L’agriculture est un des principaux points problématiques des négociations. En effet, ce secteur se trouve en difficulté au sein de l’UE car il n’y a pas de politique stratégique. Or, aux USA, c’est un secteur protégé. C’est cette différence que M. Tarabella a tenté de mettre en lumière, en affirmant que la PAC allait à contre courant de tous les acteurs économiques mondiaux, dépourvu d’aides européennes, tandis qu’aux USA, en plus de fixer le prix mondial d’un produit, ils attribuent des aides contra-cycliques. Par conséquent, ces aides compensatoires tiennent compte de la réalité économique alors qu’au sein de l’UE ces aides n’existent pas. Cela signifie qu’à la moindre tension du marché mondial le prix d’achat d’un produit européen tombe, et l’agriculteur européen se trouvera démuni face à l’agriculteur américain. Il existe donc une « hyper-volatilité » du domaine agricole d’après M. Tarabella.

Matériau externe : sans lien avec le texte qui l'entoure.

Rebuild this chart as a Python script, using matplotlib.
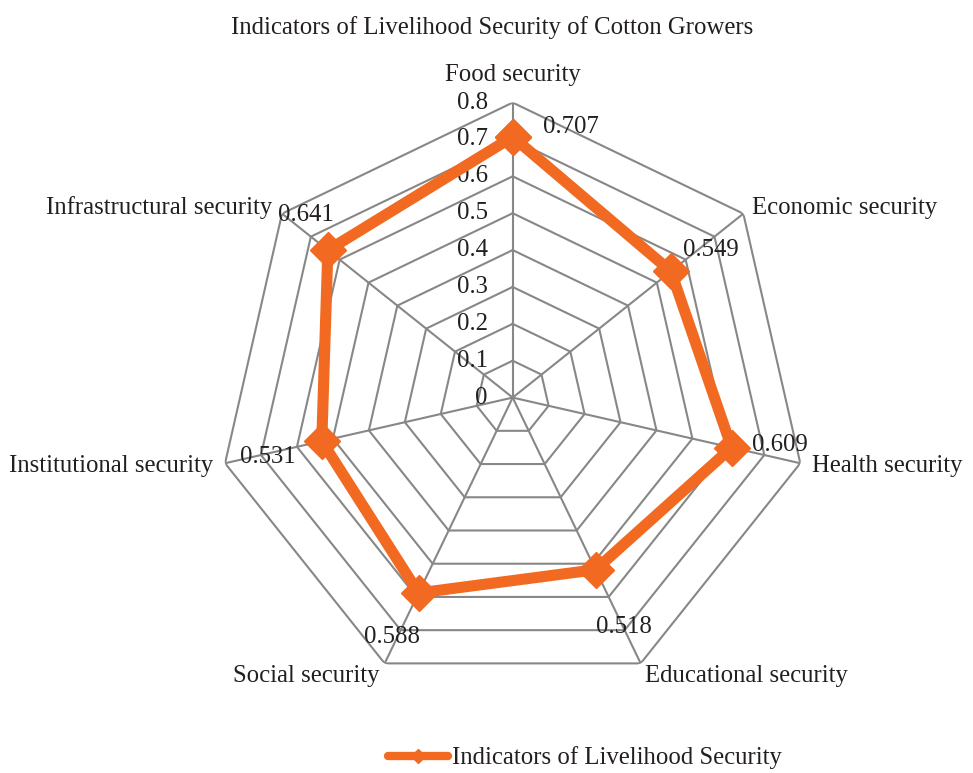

Pour conclure, ces négociations mettent en exergue le fait que le politique a de moins en moins son mot à dire. Il y a une volonté d’enlever à la puissance publique sa compétence de légiférer, notamment concernant les règles relatives aux citoyens. En l’espèce, il s’agit d’un partenariat qui surprotège les multinationales, c’est le vrai problème puisque cela peut être dangereux par la suite. Dans ce mécanisme, les investisseurs se placent dans une position d’ ‘influenceurs’ du processus judiciaire. L’Etat ne gère plus le litige ; or, la Justice constitue l’un des secteurs régaliens-clés. Des tribunaux publics constitueraient donc une protection du droit des Etats à légiférer dans l’intérêt général.
Finalement, ces dispositions viennent dénaturer la portée du traité : le libre-échange n’y tient finalement plus le rôle principal, c’est la contestation de l’Etat au profit des intérêts privés qui se trouve au cœur des négociations.